The road to an alternative disciplinary school in the state of Pennsylvania isn't a straight and narrow path. Depending on area or district, some schools have differing ways of judging if the student must attend a disciplinary program and how this happens. For example, the School District of Philadelphia has Alternative Educational Regional Centers to help families decide on the proper placement to meet the child's needs. According to the Pennsylvania Public School Code students subject to any disciplinary actions -- including those requiring an alternative school -- are entitled to due process. This may include a school board hearing or other formal evaluation. Additionally, schools must determine if the troubled child qualifies as a special education student when determining disciplinary alternative education possibilities.
PA Education Law for Disruptive Youth
The Pennsylvania Department of Education maintains guidelines, through the laws in the PA Code, for the "Alternative Education for Disruptive Youth." These laws govern programs that provide alternative disciplinary education to ensure that they offer an adequate level of both academic and behavioral support and services to the children that they serve. The "Alternative Education for Disruptive Youth" laws states that alternative education programs within Pennsylvania school districts may operate during normal school hours, or outside those hours including Saturdays. Other laws included in this part of the PA Code govern the school's curriculum and behavioral or special education services for students in need such as counseling.

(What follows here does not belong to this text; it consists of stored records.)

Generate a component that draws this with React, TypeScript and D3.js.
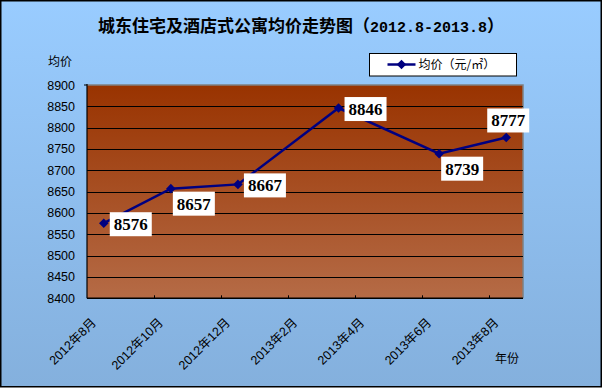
import { useEffect, useRef } from 'react';
import * as d3 from 'd3';

// every month on the date axis (one band per month)
const months = [
  '2012年8月', '2012年9月', '2012年10月', '2012年11月', '2012年12月', '2013年1月',
  '2013年2月', '2013年3月', '2013年4月', '2013年5月', '2013年6月', '2013年7月', '2013年8月',
];
// axis labels shown every two months
const tickLabels = ['2012年8月', '2012年10月', '2012年12月', '2013年2月', '2013年4月', '2013年6月', '2013年8月'];
// observations
const pointMonths = ['2012年8月', '2012年10月', '2012年12月', '2013年3月', '2013年6月', '2013年8月'];
const prices = [8576, 8657, 8667, 8846, 8739, 8777];
const labelPlacement = ['right', 'below', 'right', 'right', 'below', 'above'];

const titleParts = ['城东住宅及酒店式公寓均价走势图（', '2012.8-2013.8', '）'];
const seriesName = '均价（元/㎡）';

export default function App() {
  const svgRef = useRef<SVGSVGElement>(null);

  useEffect(() => {
    if (!svgRef.current) return;
    const svg = d3.select(svgRef.current);
    svg.selectAll('*').remove();

    const width = 602;
    const height = 389;
    const plot = { left: 87, right: 523, top: 85, bottom: 298.3 };
    const sans = '"Liberation Sans", "Noto Sans CJK SC", sans-serif';
    const cjk = '"Noto Sans CJK SC", sans-serif';

    const defs = svg.append('defs');
    const bg = defs.append('linearGradient').attr('id', 'bg').attr('x1', 0).attr('y1', 0).attr('x2', 0).attr('y2', 1);
    bg.append('stop').attr('offset', '0%').attr('stop-color', '#99CCFF');
    bg.append('stop').attr('offset', '100%').attr('stop-color', '#84B0DD');
    const pg = defs.append('linearGradient').attr('id', 'pg').attr('x1', 0).attr('y1', 0).attr('x2', 0).attr('y2', 1);
    pg.append('stop').attr('offset', '0%').attr('stop-color', '#993300');
    pg.append('stop').attr('offset', '100%').attr('stop-color', '#B56B46');

    // chart background + border
    svg.append('rect')
      .attr('x', 0.75).attr('y', 0.75)
      .attr('width', width - 1.5).attr('height', height - 3)
      .attr('fill', 'url(#bg)')
      .attr('stroke', '#000')
      .attr('stroke-width', 1.5);

    // Scales
    const x = d3.scaleBand<string>()
      .domain(months)
      .range([plot.left, plot.right])
      .paddingInner(0)
      .paddingOuter(0);

    const y = d3.scaleLinear()
      .domain([8400, 8900])
      .range([plot.bottom, plot.top]);

    const cx = (m: string) => (x(m) as number) + x.bandwidth() / 2;

    // plot area
    svg.append('rect')
      .attr('x', plot.left).attr('y', plot.top)
      .attr('width', plot.right - plot.left)
      .attr('height', plot.bottom - plot.top)
      .attr('fill', 'url(#pg)');

    svg.append('path')
      .attr('d', `M${plot.left},${plot.top}H${plot.right}V${plot.bottom}`)
      .attr('fill', 'none')
      .attr('stroke', '#808080')
      .attr('stroke-width', 1.5);

    // gridlines
    const yTicks = y.ticks(10);
    svg.append('g')
      .selectAll('line')
      .data(yTicks.filter(t => t > 8400 && t < 8900))
      .enter()
      .append('line')
      .attr('x1', plot.left).attr('x2', plot.right)
      .attr('y1', d => Math.round(y(d)) + 0.5)
      .attr('y2', d => Math.round(y(d)) + 0.5)
      .attr('stroke', '#000')
      .attr('stroke-width', 1);

    // axes
    svg.append('line')
      .attr('x1', plot.left).attr('x2', plot.left)
      .attr('y1', plot.top - 1).attr('y2', plot.bottom)
      .attr('stroke', '#000').attr('stroke-width', 1.2);
    svg.append('line')
      .attr('x1', plot.left - 3).attr('x2', plot.left)
      .attr('y1', plot.top).attr('y2', plot.top)
      .attr('stroke', '#000').attr('stroke-width', 1);
    svg.append('line')
      .attr('x1', plot.left).attr('x2', plot.right)
      .attr('y1', plot.bottom).attr('y2', plot.bottom)
      .attr('stroke', '#000').attr('stroke-width', 1.5);

    // x ticks (inside) at every two months
    svg.append('g')
      .selectAll('line')
      .data(months.filter((_, i) => i > 0 && i % 2 === 0))
      .enter()
      .append('line')
      .attr('x1', d => Math.round(x(d) as number) + 0.5)
      .attr('x2', d => Math.round(x(d) as number) + 0.5)
      .attr('y1', plot.bottom - 3)
      .attr('y2', plot.bottom)
      .attr('stroke', '#000');

    // y tick labels
    svg.append('g')
      .selectAll('text')
      .data(yTicks)
      .enter()
      .append('text')
      .attr('x', 75)
      .attr('y', d => y(d))
      .attr('dy', '0.36em')
      .attr('text-anchor', 'end')
      .style('font-family', sans)
      .style('font-size', '12.5px')
      .text(d => d);

    // x tick labels, rotated
    svg.append('g')
      .selectAll('text')
      .data(tickLabels)
      .enter()
      .append('text')
      .attr('transform', d => `translate(${cx(d) - 7},${plot.bottom + 25}) rotate(-45)`)
      .attr('text-anchor', 'end')
      .style('font-family', sans)
      .style('font-size', '12.5px')
      .text(d => d);

    // series line
    const pts = pointMonths.map((m, i) => ({ m, v: prices[i], place: labelPlacement[i] }));
    const line = d3.line<{ m: string; v: number }>()
      .x(d => cx(d.m))
      .y(d => y(d.v));

    svg.append('path')
      .datum(pts)
      .attr('d', line)
      .attr('fill', 'none')
      .attr('stroke', '#000080')
      .attr('stroke-width', 2.5);

    const diamond = d3.symbol().type(d3.symbolSquare).size(46);
    svg.append('g')
      .selectAll('path')
      .data(pts)
      .enter()
      .append('path')
      .attr('d', diamond)
      .attr('transform', d => `translate(${cx(d.m)},${y(d.v)}) rotate(45)`)
      .attr('fill', '#000080');

    // data labels
    const bw = 42;
    const bh = 24;
    const lab = svg.append('g')
      .selectAll('g')
      .data(pts)
      .enter()
      .append('g')
      .attr('transform', d => {
        const px = cx(d.m);
        const py = y(d.v);
        if (d.place === 'below') return `translate(${px + 2},${py + 3})`;
        if (d.place === 'above') return `translate(${px + 2 - bw / 2},${py - 5 - bh})`;
        return `translate(${px + 6},${py + 1 - bh / 2})`;
      });
    lab.append('rect')
      .attr('width', bw).attr('height', bh)
      .attr('fill', '#fff');
    lab.append('text')
      .attr('x', bw / 2)
      .attr('y', bh / 2)
      .attr('dy', '0.35em')
      .attr('text-anchor', 'middle')
      .style('font-family', '"Liberation Serif", serif')
      .style('font-weight', '700')
      .style('font-size', '17px')
      .text(d => d.v);

    // title: CJK part + monospaced dates
    const t = svg.append('text')
      .attr('x', 301)
      .attr('y', 32)
      .attr('text-anchor', 'middle')
      .style('font-family', cjk)
      .style('font-weight', '700')
      .style('font-size', '17px');
    t.append('tspan').text(titleParts[0]);
    t.append('tspan')
      .style('font-family', '"Liberation Mono", monospace')
      .style('font-size', '15px')
      .text(titleParts[1]);
    t.append('tspan').text(titleParts[2]);

    // axis titles
    svg.append('text')
      .attr('x', 48).attr('y', 65.5)
      .style('font-family', cjk)
      .style('font-size', '12px')
      .text('均价');
    svg.append('text')
      .attr('x', 495).attr('y', 362.5)
      .style('font-family', cjk)
      .style('font-size', '12px')
      .text('年份');

    // legend
    const legend = svg.append('g').attr('transform', 'translate(369.5,53.5)');
    legend.append('rect')
      .attr('width', 147).attr('height', 22.5)
      .attr('fill', '#fff')
      .attr('stroke', '#000')
      .attr('stroke-width', 1);
    legend.append('line')
      .attr('x1', 18).attr('x2', 46)
      .attr('y1', 11).attr('y2', 11)
      .attr('stroke', '#000080')
      .attr('stroke-width', 2.5);
    legend.append('path')
      .attr('d', diamond)
      .attr('transform', 'translate(32,11) rotate(45)')
      .attr('fill', '#000080');
    legend.append('text')
      .attr('x', 49).attr('y', 15.5)
      .style('font-family', cjk)
      .style('font-size', '12px')
      .text(seriesName);
  }, []);

  return (
    <svg
      ref={svgRef}
      width={602}
      height={389}
      style={{ position: 'absolute', left: 0, top: 0, background: '#fff' }}
    />
  );
}
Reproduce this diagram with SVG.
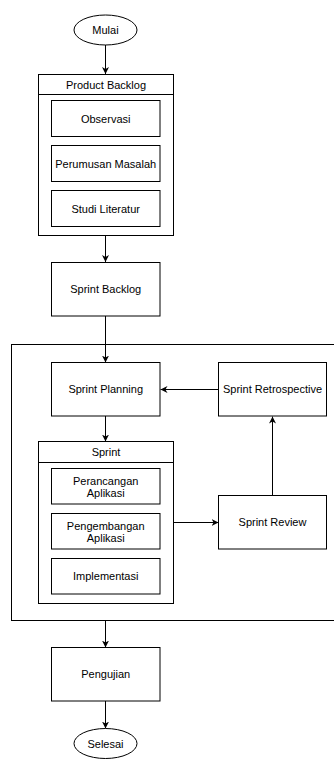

Some school districts in Pennsylvania maintain their own alternative educational programs for troubled kids, while others rely on outside sources including private and government-funded programs. If a school doesn't offer its own specific disciplinary program of education, troubled students may find a school through a state or county educational entity such as an intermediate unit. There are 29 intermediate units in the state, each collaborating with localized districts to provide specialized support and programs. For example, Pennsylvania's Intermediate Unit 1 maintains alternative schools for discipline cases in Greene, Fayette and Washington counties. There are also more than a dozen private boarding schools in Pennsylvania, including Valley Forge Military Academy and the Phelps School, which offer structured learning environments for troubled kids.